Менялась вместе с природой нашего знания — благодаря авторитету и приоритету «безумных» идей — и природа фантастического искусства. И оба они, отец научной фантастики и младший его современник, возвративший новому жанру свойства старинной сказки, оба, отправляясь с различных позиций, сходились к одному рубежу, где фантастическая гипотеза граничит, с одной стороны, с научной идеей, а с другой, с чисто условным вымыслом. Когда в трилогии С.Снегова «Люди как боги» пространство растягивается, сжимается, распрямляется, скручивается благодаря преобразованию заполняющего его вещества или, наоборот, вещество получается из преобразованного пространства, когда в далёком ядре галактики время идёт не только вперёд и назад, но и под углом к оси прошлое-будущее, когда непрерывное время вдруг начинает пульсировать, прерываться, свиваться в замкнутое кольцо, останавливается — о правдоподобии этих воображаемых свойств Природы можно судить, разумеется, не по логике научных абстракций, которая ещё не разработана, а по относительным эстетическим аналогиям с обыденной метрикой нашего мира. Аналогии такого рода, естественно, не могут быть «схвачены» по отдельности либо чисто логически, либо только образно, но создаются и воспринимаются в определённом синтезе научного воображения с художественным.
Современная фантастическая идея, невероятная с точки зрения известных законов природы, в то же время допустима с точки зрения законов, так сказать, мыслимо-воображённых, интуитивно предполагаемых с помощью эстетического коэффициента фантастической гипотезы, как отблеск гармонии и красоты Природы. Художественные идеи современной фантастики не столько амбивалентны, пускай даже в новом, уэллсовом духе, когда не научные представления направляют поэтический вымысел, а эстетическое чувство ведёт за собой воображение, сколько поливалентны многогранно меняющейся обратной связью научной и художественной мысли, диалектикой «идей» и «образов», которая создаёт качественно новую фантастическую субстанцию.

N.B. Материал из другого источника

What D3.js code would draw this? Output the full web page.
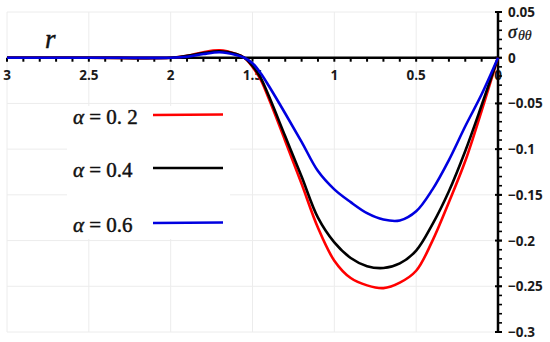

Диапазон фантастических идей, мы видели, простирается от вполне обоснованных теорий до самых «сумасшедших» идей. Между тем в литературных спорах отношения с наукой выглядят зачастую таким образом, что, мол, «фантастика не обязана… всякий раз следовать в русле только уже известных фактов»[416]. Вряд ли во всей мировой литературе, неважно, фантастической или нет, найдётся хотя бы одно подлинно художественное произведение, не поднявшееся над «сырым» фактом. В диалоге, которым «Литературная газета» рискнула подвести черту под дискуссией 1985 года, писатель С.Абрамов, недовольный требовательностью читателей, которые, по его словам, «прямо-таки алкают» научности, доискивался у своего собеседника, обозревателя «Правды» В.Губарева: «А если вообще отбросить термин научная?.. Прошли те времена, — уверял С. Абрамов, повторяя доводы пятнадцатилетней давности, — когда всерьёз подсчитывали, сколько изобретений Жюля Верна обрели жизнь в науке и технике. Не для того пишут фантасты…»[417]. А «те времена» ничуть не прошли; по всей вероятности, фантасты и впредь будут писать «и для того тоже», возразил В.Губарев. Несокрушимая магия литературной терминологии «отменяет» историю и традицию жанра и то интеллектуальное вдохновение, за которое современный читатель, от школьника до академика, «ничтоже сумняшеся» (по словам С.Абрамова) по-прежнему ценит фантастику как «литературу научных идей»[418].